*Task prompt:* Output the material beneath this task exactly, images excluded.

.....

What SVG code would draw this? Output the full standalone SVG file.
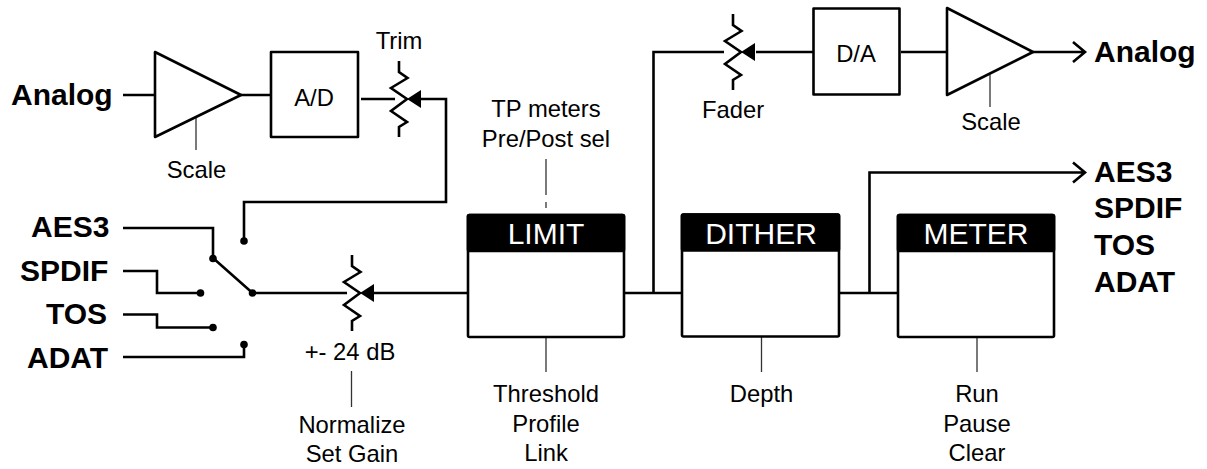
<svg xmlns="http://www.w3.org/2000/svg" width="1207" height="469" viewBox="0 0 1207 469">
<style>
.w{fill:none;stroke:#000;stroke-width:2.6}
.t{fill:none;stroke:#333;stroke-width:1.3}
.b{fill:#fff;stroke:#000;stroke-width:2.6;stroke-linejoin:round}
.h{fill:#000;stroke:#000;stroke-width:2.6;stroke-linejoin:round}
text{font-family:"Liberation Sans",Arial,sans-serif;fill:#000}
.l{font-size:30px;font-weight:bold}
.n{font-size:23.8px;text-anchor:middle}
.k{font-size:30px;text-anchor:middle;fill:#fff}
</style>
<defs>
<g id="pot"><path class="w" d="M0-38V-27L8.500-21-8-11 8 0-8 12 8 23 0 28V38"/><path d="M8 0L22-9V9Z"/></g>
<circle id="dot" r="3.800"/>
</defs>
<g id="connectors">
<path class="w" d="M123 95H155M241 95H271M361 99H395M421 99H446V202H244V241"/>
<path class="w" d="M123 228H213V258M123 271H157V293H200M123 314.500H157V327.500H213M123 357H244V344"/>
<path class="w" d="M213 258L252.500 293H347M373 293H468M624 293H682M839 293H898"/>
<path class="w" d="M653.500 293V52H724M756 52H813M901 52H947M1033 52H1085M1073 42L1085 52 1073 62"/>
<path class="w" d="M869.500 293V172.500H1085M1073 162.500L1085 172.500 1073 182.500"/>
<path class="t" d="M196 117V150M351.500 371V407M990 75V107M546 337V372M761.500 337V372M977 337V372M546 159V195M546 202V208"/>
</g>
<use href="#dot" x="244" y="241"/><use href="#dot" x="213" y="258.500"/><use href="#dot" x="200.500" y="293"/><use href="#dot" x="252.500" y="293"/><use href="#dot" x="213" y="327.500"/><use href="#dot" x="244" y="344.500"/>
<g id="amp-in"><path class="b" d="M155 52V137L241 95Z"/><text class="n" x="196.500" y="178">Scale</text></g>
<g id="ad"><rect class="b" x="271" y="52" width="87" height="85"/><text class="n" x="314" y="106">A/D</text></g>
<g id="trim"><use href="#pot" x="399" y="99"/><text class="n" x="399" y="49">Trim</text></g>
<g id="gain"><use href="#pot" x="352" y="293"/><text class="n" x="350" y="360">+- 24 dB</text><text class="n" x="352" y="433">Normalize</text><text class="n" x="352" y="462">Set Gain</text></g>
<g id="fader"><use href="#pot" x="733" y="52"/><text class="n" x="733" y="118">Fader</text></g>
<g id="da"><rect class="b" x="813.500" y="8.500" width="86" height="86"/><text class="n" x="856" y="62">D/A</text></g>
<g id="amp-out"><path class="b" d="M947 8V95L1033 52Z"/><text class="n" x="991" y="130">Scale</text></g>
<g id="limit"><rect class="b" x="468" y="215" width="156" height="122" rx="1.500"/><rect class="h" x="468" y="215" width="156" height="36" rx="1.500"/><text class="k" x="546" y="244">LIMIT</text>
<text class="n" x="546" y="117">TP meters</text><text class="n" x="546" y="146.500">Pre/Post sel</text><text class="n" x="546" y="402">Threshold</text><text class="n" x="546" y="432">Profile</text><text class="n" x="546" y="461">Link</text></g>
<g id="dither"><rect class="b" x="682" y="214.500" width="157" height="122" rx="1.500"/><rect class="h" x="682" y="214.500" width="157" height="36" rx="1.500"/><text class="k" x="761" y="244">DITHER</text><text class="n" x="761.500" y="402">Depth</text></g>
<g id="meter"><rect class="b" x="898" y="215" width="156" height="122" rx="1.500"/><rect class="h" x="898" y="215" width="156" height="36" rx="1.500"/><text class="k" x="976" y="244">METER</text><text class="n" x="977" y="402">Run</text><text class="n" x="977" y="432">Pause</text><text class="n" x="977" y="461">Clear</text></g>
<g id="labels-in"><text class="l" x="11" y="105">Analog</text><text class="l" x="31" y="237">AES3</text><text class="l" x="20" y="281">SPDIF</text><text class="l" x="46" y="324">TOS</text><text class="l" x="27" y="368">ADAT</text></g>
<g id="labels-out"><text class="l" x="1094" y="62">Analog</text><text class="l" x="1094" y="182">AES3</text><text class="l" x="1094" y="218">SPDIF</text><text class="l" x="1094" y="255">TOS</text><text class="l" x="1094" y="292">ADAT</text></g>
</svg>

.....

*Exercise result:*
What SVG code would draw this? Output the full standalone SVG file.
<svg xmlns="http://www.w3.org/2000/svg" width="1207" height="469" viewBox="0 0 1207 469">
<style>
.w{fill:none;stroke:#000;stroke-width:2.6}
.t{fill:none;stroke:#333;stroke-width:1.3}
.b{fill:#fff;stroke:#000;stroke-width:2.6;stroke-linejoin:round}
.h{fill:#000;stroke:#000;stroke-width:2.6;stroke-linejoin:round}
text{font-family:"Liberation Sans",Arial,sans-serif;fill:#000}
.l{font-size:30px;font-weight:bold}
.n{font-size:23.8px;text-anchor:middle}
.k{font-size:30px;text-anchor:middle;fill:#fff}
</style>
<defs>
<g id="pot"><path class="w" d="M0-38V-27L8.500-21-8-11 8 0-8 12 8 23 0 28V38"/><path d="M8 0L22-9V9Z"/></g>
<circle id="dot" r="3.800"/>
</defs>
<g id="connectors">
<path class="w" d="M123 95H155M241 95H271M361 99H395M421 99H446V202H244V241"/>
<path class="w" d="M123 228H213V258M123 271H157V293H200M123 314.500H157V327.500H213M123 357H244V344"/>
<path class="w" d="M213 258L252.500 293H347M373 293H468M624 293H682M839 293H898"/>
<path class="w" d="M653.500 293V52H724M756 52H813M901 52H947M1033 52H1085M1073 42L1085 52 1073 62"/>
<path class="w" d="M869.500 293V172.500H1085M1073 162.500L1085 172.500 1073 182.500"/>
<path class="t" d="M196 117V150M351.500 371V407M990 75V107M546 337V372M761.500 337V372M977 337V372M546 159V195M546 202V208"/>
</g>
<use href="#dot" x="244" y="241"/><use href="#dot" x="213" y="258.500"/><use href="#dot" x="200.500" y="293"/><use href="#dot" x="252.500" y="293"/><use href="#dot" x="213" y="327.500"/><use href="#dot" x="244" y="344.500"/>
<g id="amp-in"><path class="b" d="M155 52V137L241 95Z"/><text class="n" x="196.500" y="178">Scale</text></g>
<g id="ad"><rect class="b" x="271" y="52" width="87" height="85"/><text class="n" x="314" y="106">A/D</text></g>
<g id="trim"><use href="#pot" x="399" y="99"/><text class="n" x="399" y="49">Trim</text></g>
<g id="gain"><use href="#pot" x="352" y="293"/><text class="n" x="350" y="360">+- 24 dB</text><text class="n" x="352" y="433">Normalize</text><text class="n" x="352" y="462">Set Gain</text></g>
<g id="fader"><use href="#pot" x="733" y="52"/><text class="n" x="733" y="118">Fader</text></g>
<g id="da"><rect class="b" x="813.500" y="8.500" width="86" height="86"/><text class="n" x="856" y="62">D/A</text></g>
<g id="amp-out"><path class="b" d="M947 8V95L1033 52Z"/><text class="n" x="991" y="130">Scale</text></g>
<g id="limit"><rect class="b" x="468" y="215" width="156" height="122" rx="1.500"/><rect class="h" x="468" y="215" width="156" height="36" rx="1.500"/><text class="k" x="546" y="244">LIMIT</text>
<text class="n" x="546" y="117">TP meters</text><text class="n" x="546" y="146.500">Pre/Post sel</text><text class="n" x="546" y="402">Threshold</text><text class="n" x="546" y="432">Profile</text><text class="n" x="546" y="461">Link</text></g>
<g id="dither"><rect class="b" x="682" y="214.500" width="157" height="122" rx="1.500"/><rect class="h" x="682" y="214.500" width="157" height="36" rx="1.500"/><text class="k" x="761" y="244">DITHER</text><text class="n" x="761.500" y="402">Depth</text></g>
<g id="meter"><rect class="b" x="898" y="215" width="156" height="122" rx="1.500"/><rect class="h" x="898" y="215" width="156" height="36" rx="1.500"/><text class="k" x="976" y="244">METER</text><text class="n" x="977" y="402">Run</text><text class="n" x="977" y="432">Pause</text><text class="n" x="977" y="461">Clear</text></g>
<g id="labels-in"><text class="l" x="11" y="105">Analog</text><text class="l" x="31" y="237">AES3</text><text class="l" x="20" y="281">SPDIF</text><text class="l" x="46" y="324">TOS</text><text class="l" x="27" y="368">ADAT</text></g>
<g id="labels-out"><text class="l" x="1094" y="62">Analog</text><text class="l" x="1094" y="182">AES3</text><text class="l" x="1094" y="218">SPDIF</text><text class="l" x="1094" y="255">TOS</text><text class="l" x="1094" y="292">ADAT</text></g>
</svg>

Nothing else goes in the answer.